Dunbar's Pompey won't be prosecuted

August 06, 1994|By Michael James | Michael James,Sun Staff Writer Derek Toney contributed to this article.

Although his bookkeeping practices were sharply criticized, suspended Dunbar High School coach Pete Pompey won't face criminal prosecution for alleged mishandling of school funds, Baltimore's state's attorney announced yesterday.

In a double-edged statement, State's Attorney Stuart O. Simms said that his office's inquiry into the football and basketball coach "had concluded and no further action will be undertaken." But he added that the investigation showed "a pattern and practice by Mr. Pompey of undocumented expenditures, poor management and an avoidance of accountability."

The announcement seemed to leave Mr. Pompey -- who probably will not return to the Dunbar sports program -- perplexed and somewhat miffed.

"I like what I hear on the one hand, and then on the other, I don't like what I hear," Mr. Pompey said after a reporter read him the statement over the phone last night. "It's difficult for me to say anything right now. I need to confer with my lawyer about what our next step will be."

Mr. Pompey, 54, was placed on administrative leave from Dunbar on July 17, 1993, and forced to vacate his coaching and athletic director posts pending the outcome of the investigation.

The action was taken because school officials said several thousand dollars was missing from a Dunbar concession stand at Camden Yards that Mr. Pompey supervised. School officials and prosecutors have been tight-lipped about why they suspected Mr. Pompey of wrongdoing, and last night they refused to release the state's attorney's summary report.

Mr. Simms said yesterday that he has passed the investigation's findings -- which included a review of about 800 checks from four bank accounts -- to city school administrators, who now must decide what action to take.

"We believe, based on our analysis, the evidence is not sufficient to establish that there was a crime," Mr. Simms said.

Baltimore schools Superintendent Dr. Walter G. Amprey said he has turned over the state's attorney's findings to lawyers representing the school system. He added, "It's probably likely [Mr. Pompey] will not be going back to Dunbar.

"It's not final yet, but my feeling as superintendent is that it wouldn't be appropriate for him to go back there. The investigation does indicate there's plenty of violations of our policies . . . pertaining to how public funds are used," Dr. Amprey said.

Among those violations are "inappropriate accounts" and an inability to account for some missing money, Dr. Amprey said.

It is unclear what job he will assign Mr. Pompey, Dr. Amprey said, or if he will allow him to coach again.

"It's too bad, because I like him a lot," Dr. Amprey said. "He's a good coach and a good person. It's just a matter of some bad financial judgments he made."

As basketball coach at Dunbar, Mr. Pompey guided one of the nation's top-ranked high school programs. In 1992, Dunbar finished 29-0 and was rated No. 1 by USA Today, which also picked Mr. Pompey as national high school basketball coach of the year.

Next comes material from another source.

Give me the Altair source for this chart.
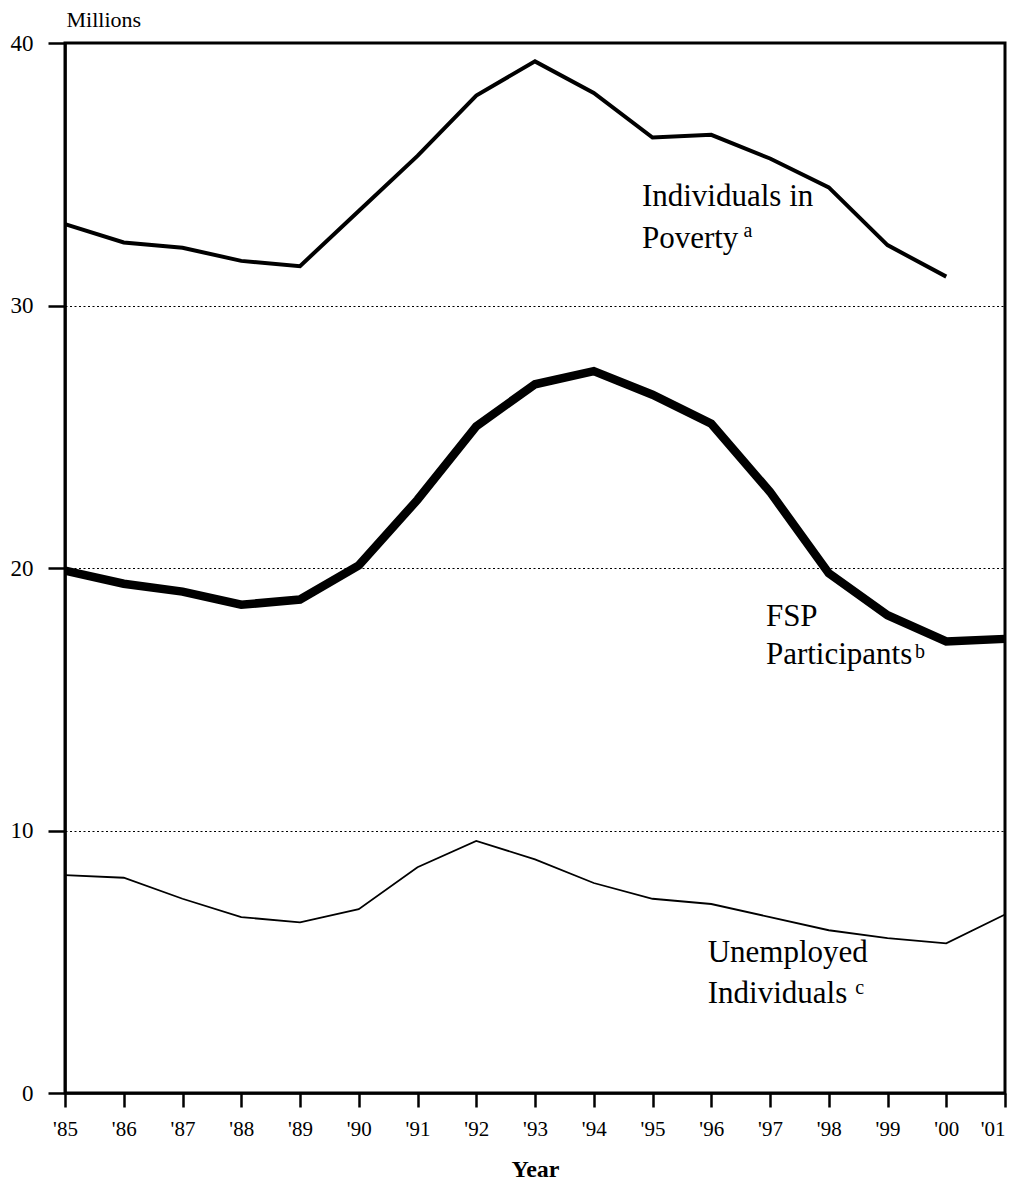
import altair as alt
import pandas as pd

FONT = "Liberation Serif, Times New Roman, Times, serif"

years = list(range(1985, 2002))
year_labels = ["'85", "'86", "'87", "'88", "'89", "'90", "'91", "'92", "'93",
               "'94", "'95", "'96", "'97", "'98", "'99", "'00", "'01"]

poverty = [33.1, 32.4, 32.2, 31.7, 31.5, 33.6, 35.7, 38.0, 39.3, 38.1,
           36.4, 36.5, 35.6, 34.5, 32.3, 31.1]
fsp = [19.9, 19.4, 19.1, 18.6, 18.8, 20.1, 22.6, 25.4, 27.0, 27.5,
       26.6, 25.5, 22.9, 19.8, 18.2, 17.2, 17.3]
unemployed = [8.3, 8.2, 7.4, 6.7, 6.5, 7.0, 8.6, 9.6, 8.9, 8.0,
              7.4, 7.2, 6.7, 6.2, 5.9, 5.7, 6.8]

rows = []
for name, vals in [("Poverty", poverty), ("FSP", fsp), ("Unemployed", unemployed)]:
    for yr, v in zip(years, vals):
        rows.append({"year": yr, "value": v, "series": name})
df = pd.DataFrame(rows)

# annotation labels (anchored in data coordinates)
label_text = ["Individuals in", "Poverty", "FSP", "Participants", "Unemployed", "Individuals"]
label_x = [1994.82, 1994.82, 1996.93, 1996.93, 1995.94, 1995.94]
label_y = [33.79, 32.19, 17.79, 16.34, 4.99, 3.43]
sup_text = ["a", "b", "c"]
sup_x = [1996.55, 1999.47, 1998.45]
sup_y = [32.61, 16.57, 3.77]

labels_df = pd.DataFrame({"x": label_x, "y": label_y, "t": label_text})
sup_df = pd.DataFrame({"x": sup_x, "y": sup_y, "t": sup_text})

# map year value -> tick label from the list
label_map = "{" + ",".join(f"'{y}': \"{l}\"" for y, l in zip(years, year_labels)) + "}"
label_expr = label_map + "[toString(datum.value)]"

x_enc = alt.X("year:Q",
              scale=alt.Scale(domain=[1985, 2001], nice=False, zero=False),
              axis=alt.Axis(values=years, labelExpr=label_expr, title="Year",
                            tickSize=14, labelPadding=11, labelFontSize=21,
                            labelFlush=False, labelOverlap=False,
                            labelAlign={"condition": {"test": "datum.value == 2001", "value": "right"},
                                        "value": "center"},
                            titleFontSize=24, titleFontWeight="bold",
                            titleBaseline="alphabetic", titleY=83,
                            grid=False, domainWidth=2.5, tickWidth=2.5,
                            domainColor="black", tickColor="black",
                            labelColor="black", titleColor="black",
                            labelFont=FONT, titleFont=FONT))
y_enc = alt.Y("value:Q",
              scale=alt.Scale(domain=[0, 40], nice=False),
              axis=alt.Axis(values=[0, 10, 20, 30, 40], title="Millions",
                            tickSize=17, labelPadding=15, labelFontSize=23,
                            labelFlush=False,
                            titleAngle=0, titleAlign="left", titleBaseline="alphabetic",
                            titleX=1, titleY=-17, titleFontSize=22,
                            titleFontWeight="normal",
                            grid=True, gridColor="black", gridDash=[2, 2.5],
                            gridWidth=1.2, gridOpacity=1,
                            domainWidth=2.5, tickWidth=2.5,
                            domainColor="black", tickColor="black",
                            labelColor="black", titleColor="black",
                            labelFont=FONT, titleFont=FONT))

base = alt.Chart(df)

pov_line = base.transform_filter(alt.datum.series == "Poverty").mark_line(
    color="black", strokeWidth=4).encode(x=x_enc, y=y_enc)
fsp_line = base.transform_filter(alt.datum.series == "FSP").mark_line(
    color="black", strokeWidth=8.5).encode(x="year:Q", y="value:Q")
un_line = base.transform_filter(alt.datum.series == "Unemployed").mark_line(
    color="black", strokeWidth=1.8).encode(x="year:Q", y="value:Q")

labels = alt.Chart(labels_df).mark_text(
    align="left", baseline="alphabetic", fontSize=31, color="black",
    font=FONT).encode(x="x:Q", y="y:Q", text="t:N")
sups = alt.Chart(sup_df).mark_text(
    align="left", baseline="alphabetic", fontSize=20, color="black",
    font=FONT).encode(x="x:Q", y="y:Q", text="t:N")

chart = alt.layer(pov_line, fsp_line, un_line, labels, sups).properties(
    width=940, height=1050,
    autosize=alt.AutoSizeParams(type="none"),
    padding={"left": 57, "top": 35, "right": 4, "bottom": 89},
).configure(font=FONT, background="white").configure_view(
    stroke="black", strokeWidth=3)

chart.save("out.html", embed_options={"renderer": "svg", "actions": False})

"I'm glad there wasn't anything found against Pete," said Dunbar principal Charlotte Brown. "I've known Pete for a long time, and he's a wonderful person."

Dunbar senior basketball player Billy Wells questioned why Mr. Pompey couldn't return to the school.

"If the charges are dropped, why can't he coach?" Mr. Wells said. "It's like they are holding something against him. It's got to be personal."

"Well, at least the criminal part is over, which he isn't one," said Rodney Elliott, one of Mr. Pompey's former players, who is headed to the University of Maryland this fall on a basketball scholarship. "He has never done anything to hurt anyone."